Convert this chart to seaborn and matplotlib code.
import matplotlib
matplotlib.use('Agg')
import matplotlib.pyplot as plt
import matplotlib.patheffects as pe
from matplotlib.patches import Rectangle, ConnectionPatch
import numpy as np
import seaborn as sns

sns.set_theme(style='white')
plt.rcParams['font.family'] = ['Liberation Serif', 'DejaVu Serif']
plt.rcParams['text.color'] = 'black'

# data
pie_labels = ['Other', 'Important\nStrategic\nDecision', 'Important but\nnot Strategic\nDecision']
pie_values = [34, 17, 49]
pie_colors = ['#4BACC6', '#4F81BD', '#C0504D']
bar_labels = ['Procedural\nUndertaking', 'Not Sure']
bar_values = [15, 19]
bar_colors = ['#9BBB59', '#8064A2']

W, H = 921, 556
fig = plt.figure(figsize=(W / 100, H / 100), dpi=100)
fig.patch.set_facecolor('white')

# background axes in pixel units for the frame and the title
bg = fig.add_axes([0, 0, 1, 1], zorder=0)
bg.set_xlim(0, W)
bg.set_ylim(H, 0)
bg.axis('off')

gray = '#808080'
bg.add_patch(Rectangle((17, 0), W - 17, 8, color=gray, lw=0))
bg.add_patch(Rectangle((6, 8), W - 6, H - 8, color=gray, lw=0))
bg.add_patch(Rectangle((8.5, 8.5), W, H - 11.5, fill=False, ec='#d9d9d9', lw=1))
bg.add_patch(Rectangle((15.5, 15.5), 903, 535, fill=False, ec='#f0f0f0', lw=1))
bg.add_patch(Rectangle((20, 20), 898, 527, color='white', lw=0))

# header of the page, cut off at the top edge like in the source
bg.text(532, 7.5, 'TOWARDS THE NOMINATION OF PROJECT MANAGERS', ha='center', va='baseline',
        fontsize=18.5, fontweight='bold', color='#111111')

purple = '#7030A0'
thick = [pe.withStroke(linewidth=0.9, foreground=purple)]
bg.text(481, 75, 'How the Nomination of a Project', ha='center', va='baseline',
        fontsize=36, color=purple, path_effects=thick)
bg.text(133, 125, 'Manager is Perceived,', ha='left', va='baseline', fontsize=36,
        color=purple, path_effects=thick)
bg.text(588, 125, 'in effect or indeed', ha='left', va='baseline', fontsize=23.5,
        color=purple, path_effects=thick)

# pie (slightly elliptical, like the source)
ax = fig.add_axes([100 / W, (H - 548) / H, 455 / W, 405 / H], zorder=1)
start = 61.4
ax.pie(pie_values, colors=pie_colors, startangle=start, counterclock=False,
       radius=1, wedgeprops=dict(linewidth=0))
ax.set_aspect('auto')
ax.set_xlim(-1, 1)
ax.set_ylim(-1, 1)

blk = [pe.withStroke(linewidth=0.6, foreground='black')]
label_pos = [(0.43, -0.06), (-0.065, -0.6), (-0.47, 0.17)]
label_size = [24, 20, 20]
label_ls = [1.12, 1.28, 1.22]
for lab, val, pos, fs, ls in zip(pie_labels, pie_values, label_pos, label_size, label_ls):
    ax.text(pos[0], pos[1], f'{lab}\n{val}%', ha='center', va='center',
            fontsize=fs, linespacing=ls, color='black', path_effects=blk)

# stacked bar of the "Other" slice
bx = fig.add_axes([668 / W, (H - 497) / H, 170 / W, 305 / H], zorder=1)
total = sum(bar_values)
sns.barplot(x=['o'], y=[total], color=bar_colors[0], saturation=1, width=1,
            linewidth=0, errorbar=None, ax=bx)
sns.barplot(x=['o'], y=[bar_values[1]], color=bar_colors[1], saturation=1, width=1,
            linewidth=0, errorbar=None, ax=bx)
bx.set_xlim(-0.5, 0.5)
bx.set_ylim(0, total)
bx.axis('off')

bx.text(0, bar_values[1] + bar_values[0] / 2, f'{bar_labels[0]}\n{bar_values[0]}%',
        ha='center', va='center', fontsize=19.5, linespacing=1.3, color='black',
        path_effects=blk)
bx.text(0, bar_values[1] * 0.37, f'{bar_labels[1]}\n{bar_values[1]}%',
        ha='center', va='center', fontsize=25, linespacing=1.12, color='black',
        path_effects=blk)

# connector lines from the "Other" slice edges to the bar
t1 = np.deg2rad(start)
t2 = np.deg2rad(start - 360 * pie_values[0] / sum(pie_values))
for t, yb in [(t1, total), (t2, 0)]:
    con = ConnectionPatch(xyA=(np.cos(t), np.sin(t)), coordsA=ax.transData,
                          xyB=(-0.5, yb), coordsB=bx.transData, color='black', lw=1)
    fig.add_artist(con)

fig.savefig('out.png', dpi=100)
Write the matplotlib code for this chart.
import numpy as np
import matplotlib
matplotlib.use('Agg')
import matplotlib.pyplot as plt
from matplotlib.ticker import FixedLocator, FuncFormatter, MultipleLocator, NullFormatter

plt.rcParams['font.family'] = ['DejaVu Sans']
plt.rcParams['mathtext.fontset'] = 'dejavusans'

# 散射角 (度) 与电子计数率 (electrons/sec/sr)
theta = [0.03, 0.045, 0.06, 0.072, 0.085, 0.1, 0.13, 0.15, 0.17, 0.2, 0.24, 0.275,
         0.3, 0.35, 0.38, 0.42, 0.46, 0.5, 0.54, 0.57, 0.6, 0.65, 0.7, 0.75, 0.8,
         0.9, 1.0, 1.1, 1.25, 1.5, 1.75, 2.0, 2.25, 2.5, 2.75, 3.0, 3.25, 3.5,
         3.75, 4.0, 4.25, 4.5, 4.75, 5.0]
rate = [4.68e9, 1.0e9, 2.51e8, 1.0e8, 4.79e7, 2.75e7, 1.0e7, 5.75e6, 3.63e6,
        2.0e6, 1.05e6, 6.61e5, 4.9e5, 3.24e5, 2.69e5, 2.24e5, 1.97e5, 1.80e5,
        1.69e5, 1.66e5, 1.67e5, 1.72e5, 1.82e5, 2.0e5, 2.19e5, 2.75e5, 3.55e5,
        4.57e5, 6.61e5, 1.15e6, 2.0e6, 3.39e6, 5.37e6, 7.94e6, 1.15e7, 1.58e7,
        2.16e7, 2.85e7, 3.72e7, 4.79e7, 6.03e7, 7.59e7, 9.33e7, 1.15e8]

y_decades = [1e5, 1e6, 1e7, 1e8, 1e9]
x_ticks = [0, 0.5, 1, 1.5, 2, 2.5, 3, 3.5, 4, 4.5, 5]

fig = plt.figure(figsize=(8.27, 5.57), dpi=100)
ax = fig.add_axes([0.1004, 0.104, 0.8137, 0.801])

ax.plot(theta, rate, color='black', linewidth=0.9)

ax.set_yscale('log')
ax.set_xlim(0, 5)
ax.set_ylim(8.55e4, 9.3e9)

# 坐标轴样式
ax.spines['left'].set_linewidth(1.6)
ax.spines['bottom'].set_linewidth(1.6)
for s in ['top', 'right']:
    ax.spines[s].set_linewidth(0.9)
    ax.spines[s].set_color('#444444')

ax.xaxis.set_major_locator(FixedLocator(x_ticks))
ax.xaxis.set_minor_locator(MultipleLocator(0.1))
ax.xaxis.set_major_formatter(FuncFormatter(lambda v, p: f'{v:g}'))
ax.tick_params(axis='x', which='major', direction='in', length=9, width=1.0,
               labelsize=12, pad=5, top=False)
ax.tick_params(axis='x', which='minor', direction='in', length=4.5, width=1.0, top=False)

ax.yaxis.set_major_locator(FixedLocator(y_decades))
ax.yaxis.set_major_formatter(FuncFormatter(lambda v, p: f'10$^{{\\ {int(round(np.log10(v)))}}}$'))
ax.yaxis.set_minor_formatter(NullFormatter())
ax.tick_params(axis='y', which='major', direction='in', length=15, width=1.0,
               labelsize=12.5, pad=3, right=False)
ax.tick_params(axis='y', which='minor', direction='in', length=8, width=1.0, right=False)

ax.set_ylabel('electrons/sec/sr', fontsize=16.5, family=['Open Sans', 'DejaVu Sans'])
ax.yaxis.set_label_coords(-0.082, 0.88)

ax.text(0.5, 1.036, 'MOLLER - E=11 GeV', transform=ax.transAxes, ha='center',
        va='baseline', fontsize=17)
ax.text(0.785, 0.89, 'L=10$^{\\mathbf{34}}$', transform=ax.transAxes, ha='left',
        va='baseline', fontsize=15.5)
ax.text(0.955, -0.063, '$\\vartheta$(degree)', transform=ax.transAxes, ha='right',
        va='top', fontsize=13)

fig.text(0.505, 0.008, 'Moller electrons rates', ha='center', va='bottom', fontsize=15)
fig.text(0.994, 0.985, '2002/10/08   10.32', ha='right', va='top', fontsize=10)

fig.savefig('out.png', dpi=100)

★ ★ ★ ★

• _Required task_
Exactly as they appear, retype the lines from the start of the records through the line containing "plt.rcParams['text.color'] = 'black'".

• _Written answer_
Convert this chart to seaborn and matplotlib code.
import matplotlib
matplotlib.use('Agg')
import matplotlib.pyplot as plt
import matplotlib.patheffects as pe
from matplotlib.patches import Rectangle, ConnectionPatch
import numpy as np
import seaborn as sns

sns.set_theme(style='white')
plt.rcParams['font.family'] = ['Liberation Serif', 'DejaVu Serif']
plt.rcParams['text.color'] = 'black'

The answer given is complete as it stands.